╭─ Supplied data

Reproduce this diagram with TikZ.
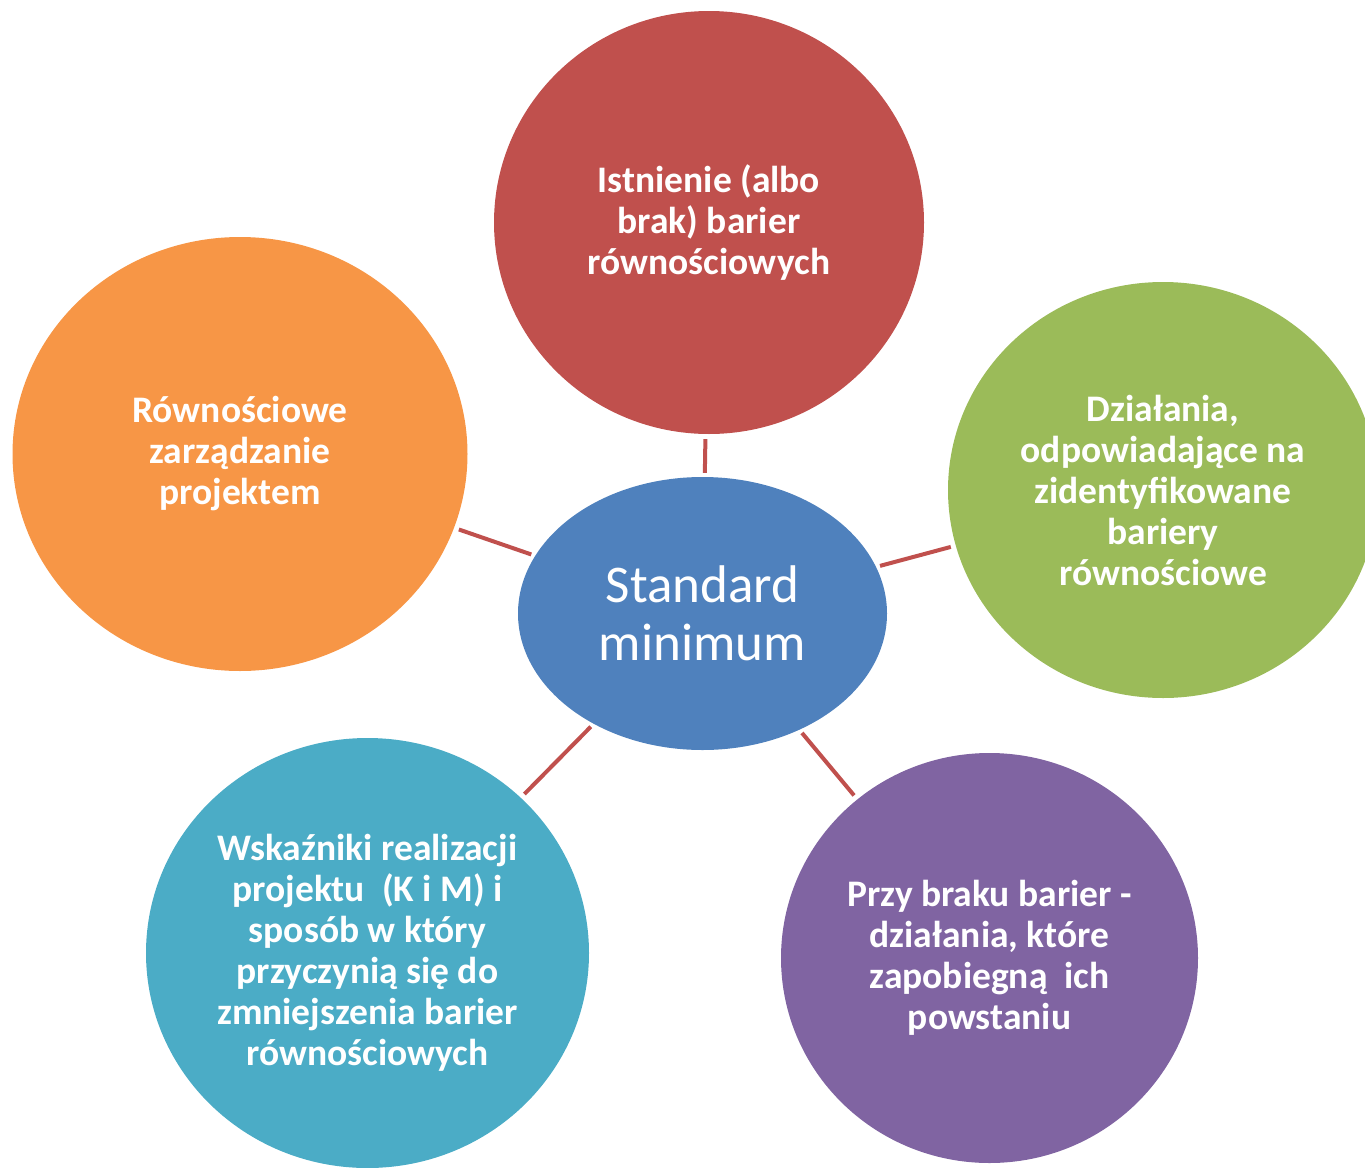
\documentclass[tikz,border=0pt]{standalone}
\usepackage{fontspec}
\setmainfont{Carlito}
\usetikzlibrary{shapes.geometric}
\definecolor{cblue}{HTML}{4F81BD}
\definecolor{cred}{HTML}{C0504D}
\definecolor{cgreen}{HTML}{9BBB59}
\definecolor{cpurple}{HTML}{8064A2}
\definecolor{cteal}{HTML}{4BACC6}
\definecolor{corange}{HTML}{F79646}
\tikzset{
  sat/.style={ellipse, inner sep=0pt, text=white, align=center,
    font=\fontsize{37.5}{41}\selectfont\bfseries},
  hub/.style={ellipse, inner sep=0pt, text=white, align=center, fill=cblue,
    minimum width=369pt, minimum height=273pt,
    font=\fontsize{53}{58}\selectfont},
  conn/.style={draw=cred, line width=4pt, shorten >=5pt, shorten <=4pt}
}
\begin{document}
\begin{tikzpicture}[x=1pt,y=-1pt]
\useasboundingbox (0,0) rectangle (1365,1167);
\clip (0,0) rectangle (1365,1167);
\node[sat, fill=cred, minimum width=430pt, minimum height=423pt] (top) at (709,222.5)
  {Istnienie (albo\\brak) barier\\równościowych};
\node[sat, fill=corange, minimum width=455pt, minimum height=434pt] (left) at (240,454)
  {Równościowe\\zarządzanie\\projektem};
\node[sat, fill=cgreen, minimum width=430pt, minimum height=416pt] (right) at (1163,490)
  {Działania,\\odpowiadające na\\zidentyfikowane\\bariery\\równościowe};
\node[sat, fill=cteal, minimum width=443pt, minimum height=430pt] (bl) at (367.5,953)
  {Wskaźniki realizacji\\projektu~ (K i M) i\\sposób w który\\przyczynią się do\\zmniejszenia barier\\równościowych};
\node[sat, fill=cpurple, minimum width=417pt, minimum height=410pt] (br) at (989.5,958)
  {Przy braku barier -\\działania, które\\zapobiegną~ ich\\powstaniu};
\node[hub] (c) at (702.5,613.5) {Standard\\minimum};
\draw[conn] (c) -- (top);
\draw[conn] (c) -- (left);
\draw[conn] (c) -- (right);
\draw[conn] (c) -- (bl);
\draw[conn] (c) -- (br);
\end{tikzpicture}
\end{document}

╰─

# [What the task asks]
Copy the data exactly. Any picture it contains is to be omitted.

# [Written reply]
Reproduce this diagram with TikZ.
\documentclass[tikz,border=0pt]{standalone}
\usepackage{fontspec}
\setmainfont{Carlito}
\usetikzlibrary{shapes.geometric}
\definecolor{cblue}{HTML}{4F81BD}
\definecolor{cred}{HTML}{C0504D}
\definecolor{cgreen}{HTML}{9BBB59}
\definecolor{cpurple}{HTML}{8064A2}
\definecolor{cteal}{HTML}{4BACC6}
\definecolor{corange}{HTML}{F79646}
\tikzset{
  sat/.style={ellipse, inner sep=0pt, text=white, align=center,
    font=\fontsize{37.5}{41}\selectfont\bfseries},
  hub/.style={ellipse, inner sep=0pt, text=white, align=center, fill=cblue,
    minimum width=369pt, minimum height=273pt,
    font=\fontsize{53}{58}\selectfont},
  conn/.style={draw=cred, line width=4pt, shorten >=5pt, shorten <=4pt}
}
\begin{document}
\begin{tikzpicture}[x=1pt,y=-1pt]
\useasboundingbox (0,0) rectangle (1365,1167);
\clip (0,0) rectangle (1365,1167);
\node[sat, fill=cred, minimum width=430pt, minimum height=423pt] (top) at (709,222.5)
  {Istnienie (albo\\brak) barier\\równościowych};
\node[sat, fill=corange, minimum width=455pt, minimum height=434pt] (left) at (240,454)
  {Równościowe\\zarządzanie\\projektem};
\node[sat, fill=cgreen, minimum width=430pt, minimum height=416pt] (right) at (1163,490)
  {Działania,\\odpowiadające na\\zidentyfikowane\\bariery\\równościowe};
\node[sat, fill=cteal, minimum width=443pt, minimum height=430pt] (bl) at (367.5,953)
  {Wskaźniki realizacji\\projektu~ (K i M) i\\sposób w który\\przyczynią się do\\zmniejszenia barier\\równościowych};
\node[sat, fill=cpurple, minimum width=417pt, minimum height=410pt] (br) at (989.5,958)
  {Przy braku barier -\\działania, które\\zapobiegną~ ich\\powstaniu};
\node[hub] (c) at (702.5,613.5) {Standard\\minimum};
\draw[conn] (c) -- (top);
\draw[conn] (c) -- (left);
\draw[conn] (c) -- (right);
\draw[conn] (c) -- (bl);
\draw[conn] (c) -- (br);
\end{tikzpicture}
\end{document}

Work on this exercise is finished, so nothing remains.